- [DIRECTIVE]
Everything from the first line of the data below through the line that contains "tickfont = ['Liberation Sans', 'DejaVu Sans']" should be written out exactly, please, and nothing more; the pictures stay out.
=-=-=
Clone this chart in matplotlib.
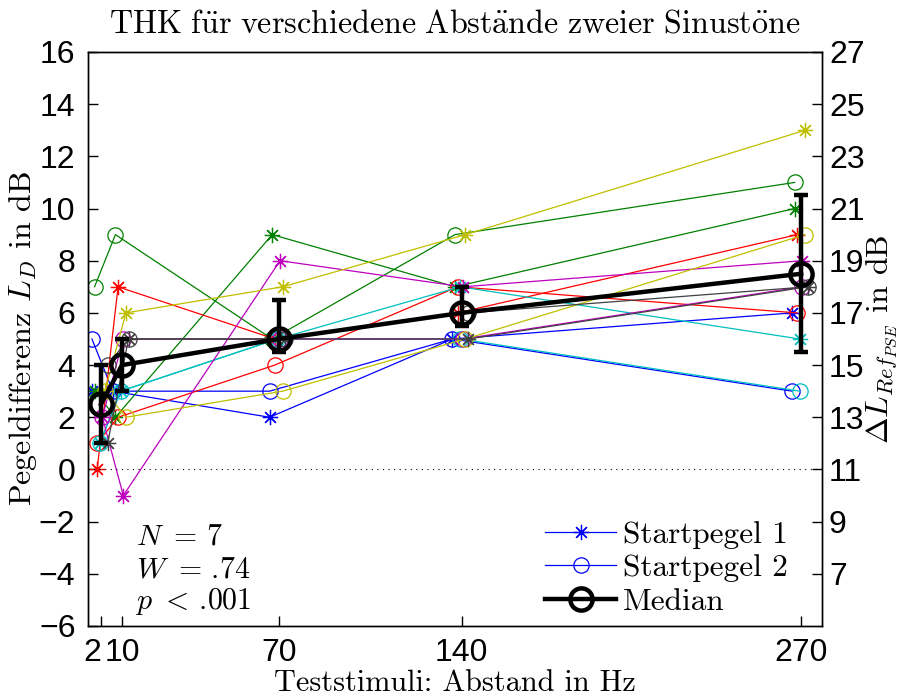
import numpy as np
import matplotlib
matplotlib.use('Agg')
import matplotlib.pyplot as plt
from matplotlib.lines import Line2D
from matplotlib.ticker import MultipleLocator, FixedLocator

# ---------------- layout ----------------
plt.rcParams['mathtext.fontset'] = 'cm'
plt.rcParams['axes.unicode_minus'] = True
serif = ['cmr10', 'DejaVu Serif']
tickfont = ['Liberation Sans', 'DejaVu Sans']

# ---------------- data ----------------
stimuli = [2, 10, 70, 140, 270]          # Abstand in Hz
subject_colors = [(0, 0, 1), (0, 0.5, 0), (1, 0, 0), (0, 0.75, 0.75),
                  (0.75, 0, 0.75), (0.75, 0.75, 0), (0.25, 0.25, 0.25)]
jitter = [-3.5, -2.5, -1.5, -0.5, 0.5, 1.5, 2.5]   # x-shift per subject

# Startpegel 1 (one row per subject)
start1 = [
    [3, 3, 2, 5, 6],
    [3, 2, 9, 7, 10],
    [0, 7, 5, 6, 9],
    [1, 3, 5, 7, 5],
    [2, -1, 8, 7, 8],
    [3, 6, 7, 9, 13],
    [1, 5, 5, 5, 7],
]
# Startpegel 2
start2 = [
    [5, 3, 3, 5, 3],
    [7, 9, 5, 9, 11],
    [1, 2, 4, 7, 6],
    [1, 3, 5, 5, 3],
    [2, 5, 5, 5, 7],
    [3, 2, 3, 5, 9],
    [4, 5, 5, 6, 7],
]

median = [2.5, 4, 5, 6, 7.5]
q_low = [1, 3, 4.5, 5.5, 4.5]
q_high = [4, 5, 6.5, 7, 10.5]

# ---------------- plot ----------------
fig = plt.figure(figsize=(8.99, 6.96), dpi=100)
ax = fig.add_axes([0.0979, 0.1006, 0.8165, 0.8247])

asterisk = (8, 2, 0)
for i, col in enumerate(subject_colors):
    xs = np.array(stimuli) + jitter[i]
    ax.plot(xs, start1[i], '-', marker=asterisk, color=col, lw=0.9, ms=11,
            mew=0.9)
    ax.plot(xs, start2[i], '-', marker='o', color=col, lw=0.9, ms=11,
            mfc='none', mew=0.9)

med = np.array(median)
yerr = [med - np.array(q_low), np.array(q_high) - med]
ax.errorbar(stimuli, median, yerr=yerr, fmt='-o', color='k', lw=3.2, ms=16,
            mfc='none', mew=3.2, elinewidth=3.2, capsize=5, capthick=3.2,
            zorder=10)

ax.axhline(0, color='k', ls=':', lw=0.8, dashes=(1, 4))

ax.set_xlim(-3, 278)
ax.set_ylim(-6, 16)
ax.xaxis.set_major_locator(FixedLocator(stimuli))
ax.yaxis.set_major_locator(MultipleLocator(2))
ax.tick_params(direction='in', length=7, width=1, top=False, right=False,
               labelsize=23)
ax.tick_params(axis='y', pad=9)
ax.tick_params(axis='x', pad=9)

ax2 = ax.twinx()
ax2.set_ylim(-6 + 11, 16 + 11)
ax2.yaxis.set_major_locator(FixedLocator(np.arange(7, 28, 2)))
ax2.tick_params(direction='in', length=7, width=1, labelsize=23, pad=5)

for lab in ax.get_xticklabels() + ax.get_yticklabels() + ax2.get_yticklabels():
    lab.set_family(tickfont)
# "2" sits right next to "10": right-align it on its tick
ax.xaxis.get_major_ticks()[0].label1.set_horizontalalignment('right')

for a in (ax, ax2):
    for s in a.spines.values():
        s.set_linewidth(1)

ax.set_title(r'$\mathrm{THK\ f\ddot{u}r\ verschiedene\ Abst\ddot{a}nde\ zweier\ Sinust\ddot{o}ne}$',
             fontsize=23.1, pad=14)
ax.set_xlabel('Teststimuli: Abstand in Hz', family=serif, fontsize=21.8, labelpad=1)
ax.set_ylabel(r'Pegeldifferenz $L_D$ in dB', family=serif, fontsize=23, labelpad=0)
ax2.set_ylabel(r'$\Delta L_{Ref_{PSE}}$ in dB', family=serif, fontsize=23, labelpad=0)

ax.text(0.066, 0.155, r'$N\ =\,$7', family=serif, transform=ax.transAxes,
        fontsize=21.5, va='center')
ax.text(0.066, 0.098, r'$W\ =\,$.74', family=serif, transform=ax.transAxes,
        fontsize=21.5, va='center')
ax.text(0.066, 0.042, r'$p\ <\,$.001', family=serif, transform=ax.transAxes,
        fontsize=21.5, va='center')

handles = [
    Line2D([], [], color='b', lw=0.9, marker=asterisk, ms=11, mew=0.9),
    Line2D([], [], color='b', lw=0.9, marker='o', ms=11, mfc='none', mew=0.9),
    Line2D([], [], color='k', lw=3.2, marker='o', ms=16, mfc='none', mew=3.2),
]
ax.legend(handles, ['Startpegel 1', 'Startpegel 2', 'Median'],
          loc='lower right', bbox_to_anchor=(0.953, 0.018), frameon=False,
          prop={'family': serif, 'size': 22.5}, handlelength=2.25,
          handletextpad=0.22, labelspacing=0.17, borderaxespad=0,
          borderpad=0)

fig.savefig('out.png', dpi=100)
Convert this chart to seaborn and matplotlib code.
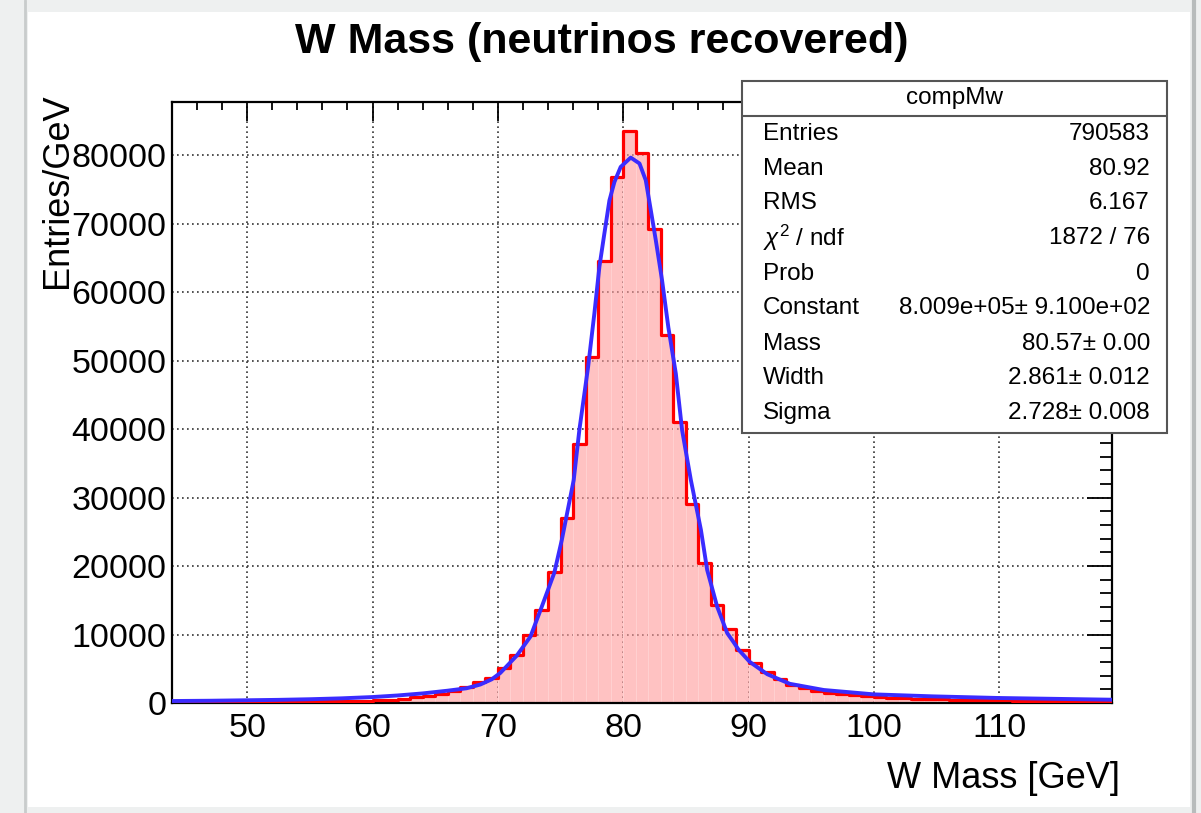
import numpy as np
import pandas as pd
import matplotlib
matplotlib.use("Agg")
import matplotlib.pyplot as plt
from matplotlib.patches import Rectangle
from matplotlib.lines import Line2D
from matplotlib.ticker import MultipleLocator
import seaborn as sns

# ---------------- data ----------------
bin_low = list(range(44, 119))  # 1 GeV bins, lower edges
counts = [100, 110, 120, 130, 140, 150, 160, 170, 190, 200,
          220, 240, 260, 290, 320, 350, 400, 500, 650, 850,
          1050, 1350, 1800, 2300, 3100, 3700, 5100, 7000, 9900, 13600,
          19200, 27000, 37900, 50500, 64600, 76800, 83600, 80400, 69200, 53800,
          41000, 29000, 20400, 14300, 10800, 7700, 5800, 4500, 3500, 2700,
          2200, 1800, 1500, 1300, 1100, 1000, 900, 800, 700, 650,
          600, 550, 500, 450, 420, 400, 370, 340, 320, 300,
          280, 260, 240, 220, 200]

fit_x = [44, 47, 50, 52.5, 55, 57.5, 60, 62, 64, 66, 67.5, 68.6, 69.5, 70.2,
         71.5, 72.6, 73.5, 74.5, 75.1, 76.05, 76.5, 77.2, 77.7, 78.1, 78.5,
         78.9, 79.3, 79.8, 80.6, 81.3, 81.8, 82.2, 82.6, 83.1, 83.6, 84.2,
         84.7, 85.4, 86.2, 86.7, 87.5, 88.3, 88.8, 89.2, 90.1, 91.5, 93.3, 96.0,
         100.0, 104.7, 110.0, 119.0]
fit_y = [290, 330, 400, 460, 550, 680, 870, 1100, 1400, 1800, 2150, 2700, 3450, 4400,
         6900, 9700, 14050, 19000, 23800, 32550, 39850, 49100, 56900, 63700, 68600,
         73400, 76100, 78300, 79660, 78800, 76350, 72000, 67600, 61750, 54900, 48100,
         39850, 32550, 25300, 19430, 14050, 10200, 8900, 7800, 6000, 4200, 2800, 1900,
         1260, 970, 730, 480]

title = "W Mass (neutrinos recovered)"
xlabel = "W Mass [GeV]"
ylabel = "Entries/GeV"
x_ticks = [50, 60, 70, 80, 90, 100, 110]
y_ticks = [0, 10000, 20000, 30000, 40000, 50000, 60000, 70000, 80000]
stats_name = "compMw"
stats_labels = ["Entries", "Mean", "RMS", r"$\chi^{2}$ / ndf", "Prob",
                "Constant", "Mass", "Width", "Sigma"]
stats_values = ["790583", "80.92", "6.167", "1872 / 76", "0",
                "8.009e+05\u00b1 9.100e+02", "80.57\u00b1 0.00",
                "2.861\u00b1 0.012", "2.728\u00b1 0.008"]

# ---------------- style ----------------
sns.set_style("white")
plt.rcParams['font.family'] = ['Liberation Sans', 'DejaVu Sans']
plt.rcParams['mathtext.fontset'] = 'custom'
plt.rcParams['mathtext.rm'] = 'Liberation Sans'
plt.rcParams['mathtext.it'] = 'Liberation Sans:italic'
for k in ['text.color', 'axes.labelcolor', 'xtick.color', 'ytick.color']:
    plt.rcParams[k] = 'black'

W, H = 1201, 813
fig = plt.figure(figsize=(W / 100, H / 100), dpi=100)
fig.patch.set_facecolor('#eef0f0')

def fx(px):
    return px / W

def fy(py):
    return 1 - py / H

# white canvas
fig.patches.append(Rectangle((fx(28), fy(807)), fx(1190) - fx(28), fy(12) - fy(807),
                             transform=fig.transFigure, facecolor='white',
                             edgecolor='none', zorder=-20))
fig.lines.append(Line2D([fx(25), fx(25)], [0, 1], transform=fig.transFigure,
                        color='#c8cccc', lw=2, zorder=-20))
fig.lines.append(Line2D([fx(1194), fx(1194)], [0, 1], transform=fig.transFigure,
                        color='#b8bcbc', lw=3, zorder=-20))

ax = fig.add_axes([fx(172), fy(703), fx(1112) - fx(172), fy(102) - fy(703)])
ax.set_facecolor('none')
ax.set_zorder(1)

df = pd.DataFrame({"mass": np.array(bin_low) + 0.5, "n": counts})
edges = list(bin_low) + [bin_low[-1] + 1]

# filled bars (pink with striped look)
sns.histplot(data=df, x="mass", weights="n", bins=edges, element="bars",
             fill=True, color='#ff9a9a', alpha=0.6, edgecolor='#ffd0d0',
             linewidth=0.8, ax=ax, zorder=2)
# red step outline
sns.histplot(data=df, x="mass", weights="n", bins=edges, element="step",
             fill=False, color='#ff0000', linewidth=2.3, ax=ax, zorder=3)

fit_df = pd.DataFrame({"x": fit_x, "y": fit_y})
sns.lineplot(data=fit_df, x="x", y="y", color='#3a2cff', linewidth=2.8,
             ax=ax, zorder=4, sort=False)

ax.set_xlim(44, 119)
ax.set_ylim(0, 87780)
ax.set_xticks(x_ticks)
ax.set_yticks(y_ticks)
ax.set_xticklabels([str(v) for v in x_ticks])
ax.set_yticklabels([str(v) for v in y_ticks])
ax.xaxis.set_minor_locator(MultipleLocator(2))
ax.yaxis.set_minor_locator(MultipleLocator(2000))
ax.tick_params(axis='both', which='both', direction='in', top=True, right=True,
               colors='black', width=1.3)
ax.tick_params(axis='x', which='major', length=14, labelsize=24.5, pad=7)
ax.tick_params(axis='x', which='minor', length=6)
ax.tick_params(axis='y', which='major', length=18, labelsize=24.5, pad=4)
ax.tick_params(axis='y', which='minor', length=9)
for sp in ax.spines.values():
    sp.set_visible(True)
    sp.set_color('black')
    sp.set_linewidth(1.6)
ax.grid(True, which='major', linestyle=(0, (1, 2)), color='#333333', lw=1.2, zorder=1)
ax.set_axisbelow(True)
ax.set_xlabel("")
ax.set_ylabel("")

# axis titles (ROOT-style placement)
fig.text(fx(1120), fy(778), xlabel, ha='right', va='center', fontsize=26)
fig.text(fx(57), fy(93), ylabel, ha='center', va='top', rotation=90, fontsize=26)

# title
fig.text(fx(602), fy(42), title, ha='center', va='center', fontsize=31,
         fontweight='bold')

# stats box
bx0, by0, bx1, by1 = 742, 81, 1167, 433
fig.patches.append(Rectangle((fx(bx0), fy(by1)), fx(bx1) - fx(bx0), fy(by0) - fy(by1),
                             transform=fig.transFigure, facecolor='white',
                             edgecolor='#555555', lw=1.5, zorder=10))
fig.lines.append(Line2D([fx(bx0), fx(bx1)], [fy(116), fy(116)], transform=fig.transFigure,
                        color='#555555', lw=1.5, zorder=11))
fig.text(fx((bx0 + bx1) / 2), fy(98), stats_name, ha='center', va='center',
         fontsize=17.5, zorder=12)
row_y = [134, 169, 203, 238, 274, 308, 344, 378, 413]
for lab, val, yy in zip(stats_labels, stats_values, row_y):
    fig.text(fx(763), fy(yy), lab, ha='left', va='center', fontsize=17.5, zorder=12)
    fig.text(fx(1150), fy(yy), val, ha='right', va='center', fontsize=17.5, zorder=12)

fig.savefig("out.png", dpi=100, facecolor=fig.get_facecolor())
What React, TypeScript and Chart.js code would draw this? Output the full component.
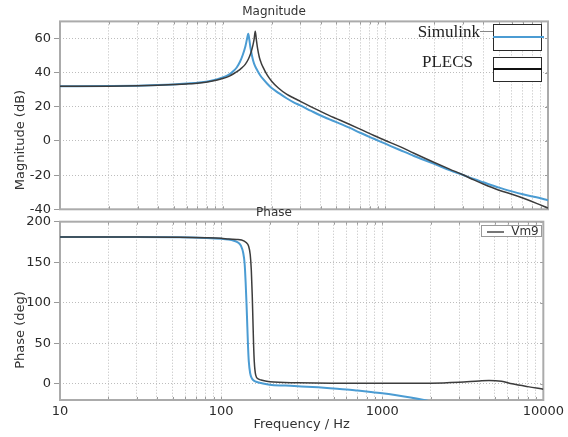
=-=-=
- [RESULT]
Clone this chart in matplotlib.
import numpy as np
import matplotlib
matplotlib.use('Agg')
import matplotlib.pyplot as plt
from matplotlib.lines import Line2D
from matplotlib.ticker import MultipleLocator, FixedLocator

# ---------------- layout ----------------
plt.rcParams['mathtext.fontset'] = 'cm'
plt.rcParams['axes.unicode_minus'] = True
serif = ['cmr10', 'DejaVu Serif']
tickfont = ['Liberation Sans', 'DejaVu Sans']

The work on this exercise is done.